# What the task requires
Leave the pictures out and copy exactly the lines from the line containing "Output the web" to the line containing "const yTicks = [0, 20, 40, 60, 80, 100]", both lines included.

# Records provided
··········

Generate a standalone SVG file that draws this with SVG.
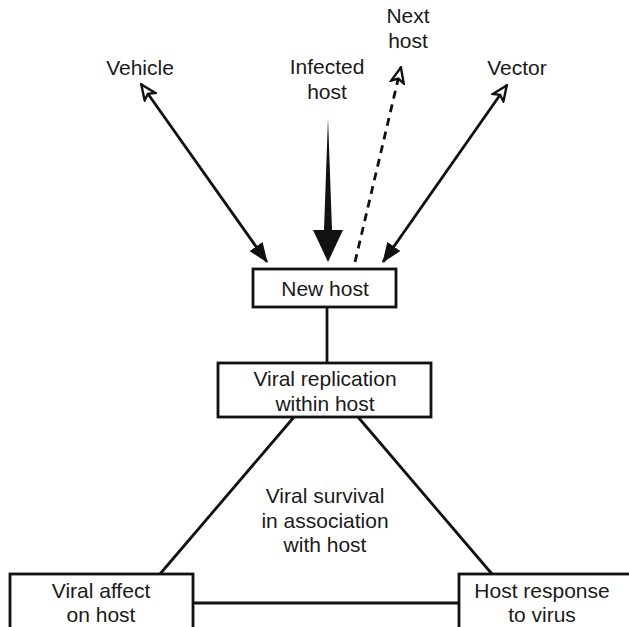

··········

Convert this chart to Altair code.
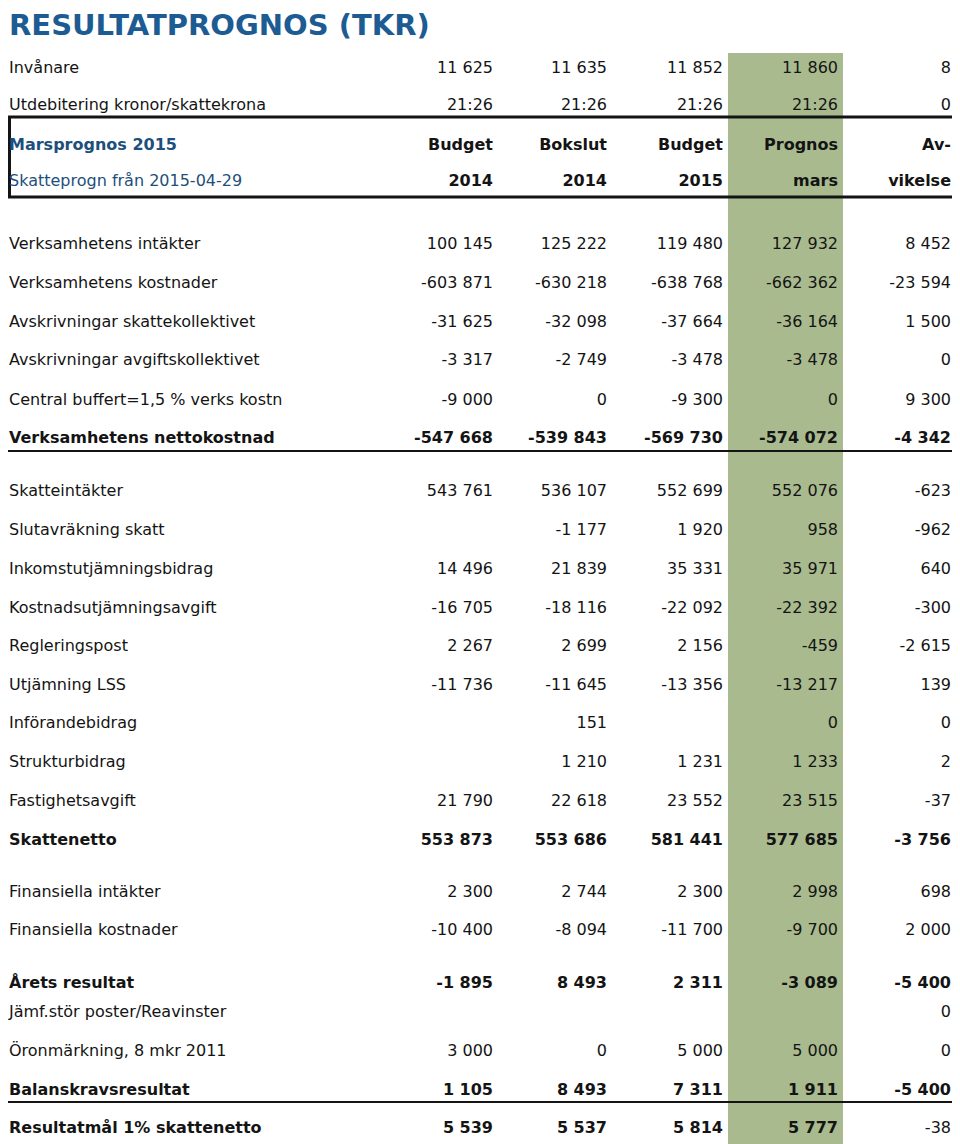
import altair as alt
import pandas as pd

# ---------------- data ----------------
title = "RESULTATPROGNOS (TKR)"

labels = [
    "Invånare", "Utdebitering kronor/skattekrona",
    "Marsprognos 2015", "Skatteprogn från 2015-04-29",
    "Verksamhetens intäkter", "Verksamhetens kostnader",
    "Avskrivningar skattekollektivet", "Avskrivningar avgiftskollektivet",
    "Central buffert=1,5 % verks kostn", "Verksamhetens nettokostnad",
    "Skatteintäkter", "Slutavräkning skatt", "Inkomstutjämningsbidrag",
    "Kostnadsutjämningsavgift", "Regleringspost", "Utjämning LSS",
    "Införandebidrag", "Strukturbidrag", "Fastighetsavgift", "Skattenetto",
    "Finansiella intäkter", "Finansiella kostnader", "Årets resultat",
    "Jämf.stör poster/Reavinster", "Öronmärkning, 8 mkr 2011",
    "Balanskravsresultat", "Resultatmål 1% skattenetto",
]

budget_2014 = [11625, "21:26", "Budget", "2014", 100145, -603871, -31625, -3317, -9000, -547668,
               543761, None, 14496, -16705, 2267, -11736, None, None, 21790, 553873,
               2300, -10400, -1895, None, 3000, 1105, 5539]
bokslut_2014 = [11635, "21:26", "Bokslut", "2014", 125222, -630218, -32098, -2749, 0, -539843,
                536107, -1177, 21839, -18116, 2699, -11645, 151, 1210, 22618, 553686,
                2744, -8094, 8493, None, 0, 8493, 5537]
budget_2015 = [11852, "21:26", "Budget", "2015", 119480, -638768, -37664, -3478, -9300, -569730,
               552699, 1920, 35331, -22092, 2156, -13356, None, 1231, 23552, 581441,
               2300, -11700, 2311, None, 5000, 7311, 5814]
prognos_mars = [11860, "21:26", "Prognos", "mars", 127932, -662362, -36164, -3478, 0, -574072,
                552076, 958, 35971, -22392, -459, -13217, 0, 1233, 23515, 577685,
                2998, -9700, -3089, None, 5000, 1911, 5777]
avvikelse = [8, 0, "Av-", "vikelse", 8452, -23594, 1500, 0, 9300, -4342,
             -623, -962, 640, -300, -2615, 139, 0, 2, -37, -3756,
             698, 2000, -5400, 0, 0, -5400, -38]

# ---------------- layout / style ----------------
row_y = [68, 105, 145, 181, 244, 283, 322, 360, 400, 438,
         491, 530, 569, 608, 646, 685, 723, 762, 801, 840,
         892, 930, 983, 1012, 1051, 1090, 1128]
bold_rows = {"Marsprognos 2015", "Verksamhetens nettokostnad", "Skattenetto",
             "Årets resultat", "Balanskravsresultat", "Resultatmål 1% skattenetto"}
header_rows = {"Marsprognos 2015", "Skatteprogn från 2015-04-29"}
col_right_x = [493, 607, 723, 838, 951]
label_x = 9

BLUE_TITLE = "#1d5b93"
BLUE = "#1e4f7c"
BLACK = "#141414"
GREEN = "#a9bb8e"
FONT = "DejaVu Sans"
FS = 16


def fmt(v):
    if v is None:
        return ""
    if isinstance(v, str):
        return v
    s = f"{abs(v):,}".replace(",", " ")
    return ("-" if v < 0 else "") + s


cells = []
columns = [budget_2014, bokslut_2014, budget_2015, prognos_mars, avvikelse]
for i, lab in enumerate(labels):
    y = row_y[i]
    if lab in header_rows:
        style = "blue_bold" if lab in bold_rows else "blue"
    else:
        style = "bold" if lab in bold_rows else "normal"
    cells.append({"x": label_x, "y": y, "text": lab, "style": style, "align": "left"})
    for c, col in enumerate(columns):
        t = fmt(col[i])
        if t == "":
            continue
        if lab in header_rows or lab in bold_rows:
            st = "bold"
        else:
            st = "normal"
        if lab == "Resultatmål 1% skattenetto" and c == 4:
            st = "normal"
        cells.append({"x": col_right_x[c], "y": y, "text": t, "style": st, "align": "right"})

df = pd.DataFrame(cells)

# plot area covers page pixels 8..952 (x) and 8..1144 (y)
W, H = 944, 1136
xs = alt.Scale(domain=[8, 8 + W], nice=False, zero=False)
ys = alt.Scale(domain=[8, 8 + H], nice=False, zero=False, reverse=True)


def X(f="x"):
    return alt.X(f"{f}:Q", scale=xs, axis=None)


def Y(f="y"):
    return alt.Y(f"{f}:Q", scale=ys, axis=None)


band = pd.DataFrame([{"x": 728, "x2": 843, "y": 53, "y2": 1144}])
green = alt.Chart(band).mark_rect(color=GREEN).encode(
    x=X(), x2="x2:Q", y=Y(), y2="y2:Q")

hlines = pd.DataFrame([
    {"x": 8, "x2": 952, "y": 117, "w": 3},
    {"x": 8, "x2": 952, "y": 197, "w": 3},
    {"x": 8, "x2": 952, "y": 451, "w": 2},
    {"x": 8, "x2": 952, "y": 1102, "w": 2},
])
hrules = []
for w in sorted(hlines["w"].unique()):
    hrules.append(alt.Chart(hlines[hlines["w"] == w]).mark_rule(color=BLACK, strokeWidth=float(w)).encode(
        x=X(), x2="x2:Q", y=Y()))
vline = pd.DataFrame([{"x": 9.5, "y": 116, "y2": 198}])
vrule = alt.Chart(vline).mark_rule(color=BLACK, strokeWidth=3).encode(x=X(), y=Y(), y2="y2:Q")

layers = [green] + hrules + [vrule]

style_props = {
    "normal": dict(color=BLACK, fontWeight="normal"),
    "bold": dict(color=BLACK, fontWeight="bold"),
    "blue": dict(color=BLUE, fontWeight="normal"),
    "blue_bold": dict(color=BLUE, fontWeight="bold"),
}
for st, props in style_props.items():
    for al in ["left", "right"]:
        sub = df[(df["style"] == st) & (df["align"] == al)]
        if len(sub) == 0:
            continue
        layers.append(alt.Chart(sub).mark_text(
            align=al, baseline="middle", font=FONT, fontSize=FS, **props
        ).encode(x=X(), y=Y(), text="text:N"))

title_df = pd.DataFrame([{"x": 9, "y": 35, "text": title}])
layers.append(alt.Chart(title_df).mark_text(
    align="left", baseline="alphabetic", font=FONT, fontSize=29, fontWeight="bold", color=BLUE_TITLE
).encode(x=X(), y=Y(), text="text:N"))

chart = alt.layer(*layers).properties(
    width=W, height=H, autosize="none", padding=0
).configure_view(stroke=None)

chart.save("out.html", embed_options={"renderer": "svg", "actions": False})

··········

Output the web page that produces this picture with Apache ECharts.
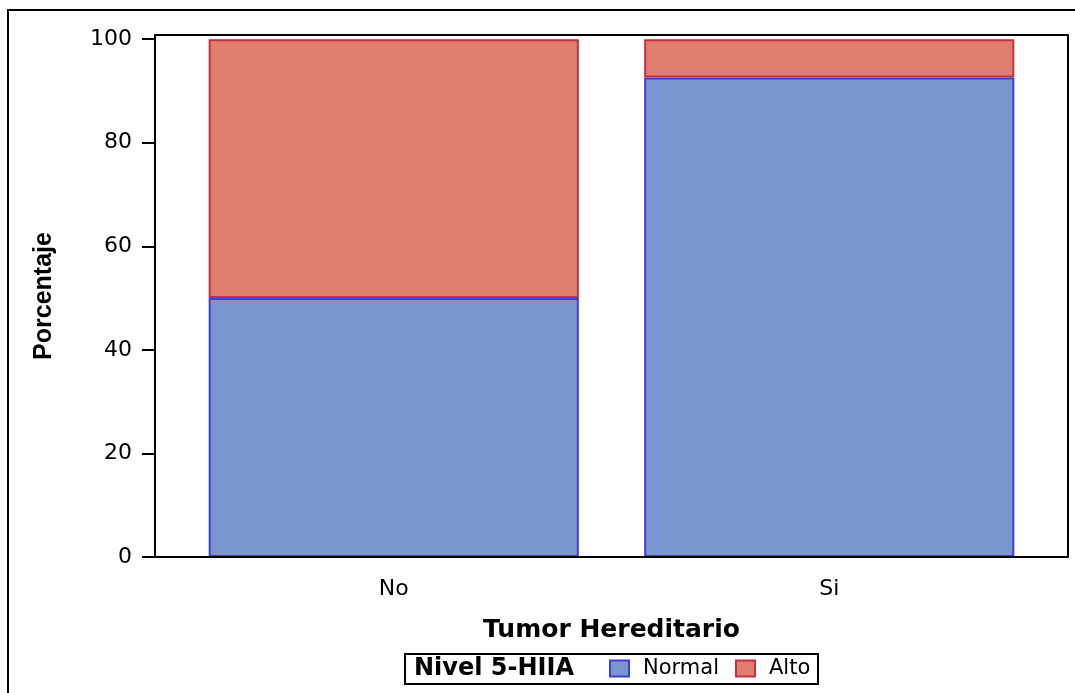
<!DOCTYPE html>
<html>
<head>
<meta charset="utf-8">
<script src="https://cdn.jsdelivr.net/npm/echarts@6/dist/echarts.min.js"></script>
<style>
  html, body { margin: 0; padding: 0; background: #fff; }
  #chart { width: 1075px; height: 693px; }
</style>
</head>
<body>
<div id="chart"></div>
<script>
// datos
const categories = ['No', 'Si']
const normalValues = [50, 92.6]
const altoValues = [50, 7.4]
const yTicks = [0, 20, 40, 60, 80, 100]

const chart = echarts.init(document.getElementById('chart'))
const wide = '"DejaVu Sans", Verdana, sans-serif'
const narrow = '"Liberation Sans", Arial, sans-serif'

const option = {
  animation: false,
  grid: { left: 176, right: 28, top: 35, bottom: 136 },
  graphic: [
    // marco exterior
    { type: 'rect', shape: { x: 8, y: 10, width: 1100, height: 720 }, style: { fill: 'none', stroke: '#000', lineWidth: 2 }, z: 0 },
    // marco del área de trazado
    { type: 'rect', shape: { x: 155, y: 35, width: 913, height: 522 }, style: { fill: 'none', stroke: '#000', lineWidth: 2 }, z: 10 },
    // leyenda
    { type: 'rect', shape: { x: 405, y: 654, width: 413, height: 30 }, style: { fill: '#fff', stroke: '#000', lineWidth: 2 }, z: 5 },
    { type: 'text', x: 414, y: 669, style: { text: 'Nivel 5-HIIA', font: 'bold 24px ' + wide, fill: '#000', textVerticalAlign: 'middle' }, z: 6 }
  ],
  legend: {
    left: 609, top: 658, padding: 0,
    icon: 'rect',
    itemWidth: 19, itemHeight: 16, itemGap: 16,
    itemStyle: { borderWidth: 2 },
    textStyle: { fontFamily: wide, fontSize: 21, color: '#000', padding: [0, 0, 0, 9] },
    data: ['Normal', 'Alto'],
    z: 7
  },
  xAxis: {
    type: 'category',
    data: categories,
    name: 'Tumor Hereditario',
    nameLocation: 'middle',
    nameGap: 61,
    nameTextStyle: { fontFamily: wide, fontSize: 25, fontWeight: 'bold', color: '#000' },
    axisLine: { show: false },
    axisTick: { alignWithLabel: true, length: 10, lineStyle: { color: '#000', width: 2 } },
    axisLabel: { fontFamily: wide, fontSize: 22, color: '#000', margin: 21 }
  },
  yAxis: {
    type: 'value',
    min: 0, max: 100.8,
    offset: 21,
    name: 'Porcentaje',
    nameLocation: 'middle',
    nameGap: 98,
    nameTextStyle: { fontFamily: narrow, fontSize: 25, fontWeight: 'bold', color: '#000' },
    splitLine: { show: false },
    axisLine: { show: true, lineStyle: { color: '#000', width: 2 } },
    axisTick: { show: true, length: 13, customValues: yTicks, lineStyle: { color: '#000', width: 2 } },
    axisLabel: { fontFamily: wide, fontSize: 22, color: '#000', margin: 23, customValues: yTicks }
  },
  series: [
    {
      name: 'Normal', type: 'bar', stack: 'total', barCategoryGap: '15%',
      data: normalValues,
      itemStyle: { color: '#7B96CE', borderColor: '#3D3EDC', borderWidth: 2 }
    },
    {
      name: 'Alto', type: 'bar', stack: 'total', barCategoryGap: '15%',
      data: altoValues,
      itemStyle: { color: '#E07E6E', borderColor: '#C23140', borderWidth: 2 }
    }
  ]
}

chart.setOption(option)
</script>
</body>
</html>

··········

# Result of the task
Output the web page that produces this picture with Apache ECharts.
<!DOCTYPE html>
<html>
<head>
<meta charset="utf-8">
<script src="https://cdn.jsdelivr.net/npm/echarts@6/dist/echarts.min.js"></script>
<style>
  html, body { margin: 0; padding: 0; background: #fff; }
  #chart { width: 1075px; height: 693px; }
</style>
</head>
<body>
<div id="chart"></div>
<script>
// datos
const categories = ['No', 'Si']
const normalValues = [50, 92.6]
const altoValues = [50, 7.4]
const yTicks = [0, 20, 40, 60, 80, 100]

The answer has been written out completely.